Hi

I think the key parameter is the 8 ns resolution on the time stamp.
That may or may not be adequate for this or that application.

Without doing a deep dive on the part, it’s not real clear how they
deal with the accuracy of the onboard timebase. It’s rated at 0.01 ppm
with no real details. Obviously if it is free running and there is no
practical calibration approach …. that will add to the error as well.
One would hope they thought about this ….you never know...

Bob

John Miller via time-nuts writes:

I used the i82599 ethernet chip ten years ago, to measure time in
the first Adaptive Optics Real-Time Computer prototype we built for
ESO's ELT telescope.

I have revision 2.73 of the datasheet (930 pages), but that is
probably publically available theses days in a newer revision.

The timestamping counter gets its clock from the ethernet line
signals, and the counting frequency therefore depends on the ethernet
speed:

100 Mb/s	1.5625 MHz
1 Gb/s		15.625 MHz
10 Gb/s		156.25 MHz

(The 8ns timestamping mentioned must be something outside the 82599)
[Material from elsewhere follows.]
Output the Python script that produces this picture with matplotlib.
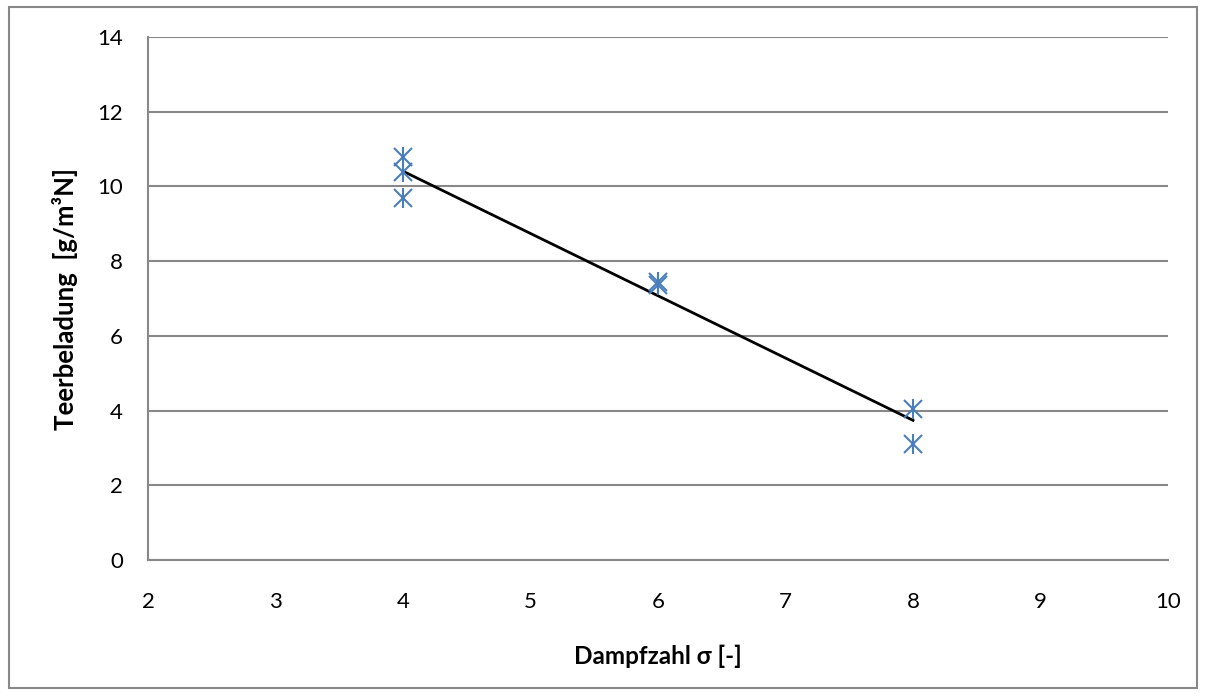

The basic idea is that you can measure the line frequency with the
PPS and timestamp PTP ethernet packets TX and RX relative to the
PPS.

The card is quite picky about which packets it will timestamp, in
particular some of the message bytes must look "enough" like a PTP
packet to be timestamped.  I figured it out eventually, and Intel
promised to update the data-sheet.

I have not tried to use the 1PPS signal input, it was not available
on the cards we used back then and we only needed relative packet
timestamps.

I am not sure what it would take to produce a 10G ethernet signal
from a "house standard", it may not be trivial.

So if you want to build a really good PTP server, yes, go for it,
but it is not much use for more advanced time-nuttery.

--
Poul-Henning Kamp      | UNIX since Zilog Zeus 3.20
phk@FreeBSD.ORG        | TCP/IP since RFC 956
FreeBSD committer      | BSD since 4.3-tahoe
Never attribute to malice what can adequately be explained by incompetence.

Poul-Henning Kamp via time-nuts writes:

I should probably expand on this to prevent misunderstandings:

The 82599 chip will timestamp with 6.4ns resolution, and since both
the frequency and the timestamp edge is derived from the ethernet
signal when you time packets, there is no noise process involved,
and you do get your full 6.4ns worth.

I understand the "8ns" number in the datasheet for the card to refer
to the PPS input and assume the extra 1.5ns to be noise in the
analog domain outside the i82599 chip.

--
Poul-Henning Kamp      | UNIX since Zilog Zeus 3.20
phk@FreeBSD.ORG        | TCP/IP since RFC 956
FreeBSD committer      | BSD since 4.3-tahoe
Never attribute to malice what can adequately be explained by incompetence.

Hi

Could be. They also mention a 25 MHz clock on the card. That could
get you to a 125 MHz time base with a 8 ns resolution. Again, without
a deep dive into what they did … who knows.

Bob

Bob kb8tq writes:

That is the clock-supply to the 82599 chip, but there is a boatload
of PLL'ery going on such an ethernet chip.

I can't remember the details, but I /think/ a 10GB ethernet runs
as two independent simplex lines.

If so, that 25MHz will only go to the TX side, the RX side will
run at whatever frequency the other end supplies.

Unless the other end is a PTP-aware switch which does clock slaving
from the upstream port and ...

To be honest the entire PTP and White Rabbit thing has gone ...

ehh ...

time-nuttery :-)

--
Poul-Henning Kamp      | UNIX since Zilog Zeus 3.20
phk@FreeBSD.ORG        | TCP/IP since RFC 956
FreeBSD committer      | BSD since 4.3-tahoe
Never attribute to malice what can adequately be explained by incompetence.